Казенный дом и другие детские впечатления | страница 32



Будучи уже много старше Семена, я без труда разыскала в сетях его сына – умного айтишника-просветителя, нежного семьянина, симпатичного и лысеющего. Он написал мне, что его отец умер, рано и давно. Эх, так я и не поблагодарила его за ту ночную рыбалку, за деликатную дружбу, за возможность пребывать в спасительном тумане одержимости, в уютном коконе любовного слабоумия, быть всегда как бы немного пьяной, согласно завещанию Бодлера. Только вот детали происходящей вокруг жизни плохо запоминаются, но это, думаю, ничего.

Отставка из рая

Мария Игнатьева. Под водой[10]

Однажды, когда мне было восемь лет, я тонула. Вместе с одной девочкой мы попали в подводную яму. Пока я всеми силами пыталась отцепиться от тянувшей меня вниз подружки, мысленно я совершенно не участвовала в борьбе за жизнь, а просто наблюдала за тем, что со мной происходит. Я знала, что люди, которые тонут, – умирают, и хотела понять, умерла я или еще живу. Я вспомнила, что во время смерти люди «теряют сознание». С «сознанием» ассоциировалось нечто сложное и высокое, и наиболее подходящим в тот момент мне показалась таблица умножения: если я помню, сколько будет шестью шесть, значит, я не потеряла сознание. За повторением одной из формул меня и вытащили из воды.
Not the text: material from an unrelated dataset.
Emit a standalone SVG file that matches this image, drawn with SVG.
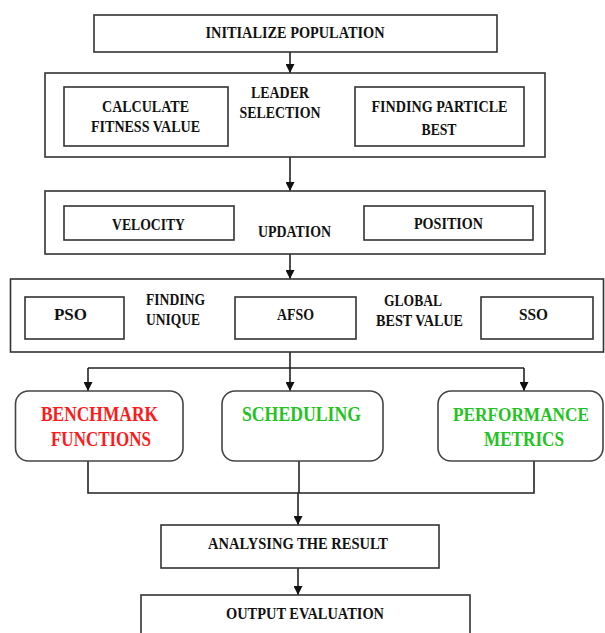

Интерес к тому, как возникают и живут мысли в нашем уме, у меня развился во время долгих «тихих часов» в детском саду. Вот мы с Юрой Л. уже дождались и подсмотрели, как маленькая круглая воспитательница, ложась в постель (она отдыхала вместе с нами в той же комнате), смешно подправляет вверх шарообразные груди, и Юра, продолжая беззвучно хихикать, засыпает. А я гляжу в сумрак под одеялом и думаю. Я думала про то, как я «думаю». Лежа в спальне среди других детей, я изнутри осязала свою голову и эту «думу» в ней. Помню и такую свою мысль: все другие дети – не настоящие. Если их ущипнуть, они не почувствуют того же, что чувствую я. Доказательством служило то, что и я не чувствовала ничего, когда кому-то из них было больно.

Меня воспитывали мама и бабушка, обе матери-одиночки. Обе много работавшие (мама – инженером в «ящике», бабушка – эмбриологом в НИИ), поэтому большая часть моего детства и юности прошла в казенных домах: яслях, детсаду, трех школах, ежегодных пионерлагерях. Там я и возросла бабушкиным подводным эмбрионом – мечтательным, беспочвенным и бесхребетным.

Детский сад находился по другую сторону улицы Обручева, тогда застроенной белыми пятиэтажками.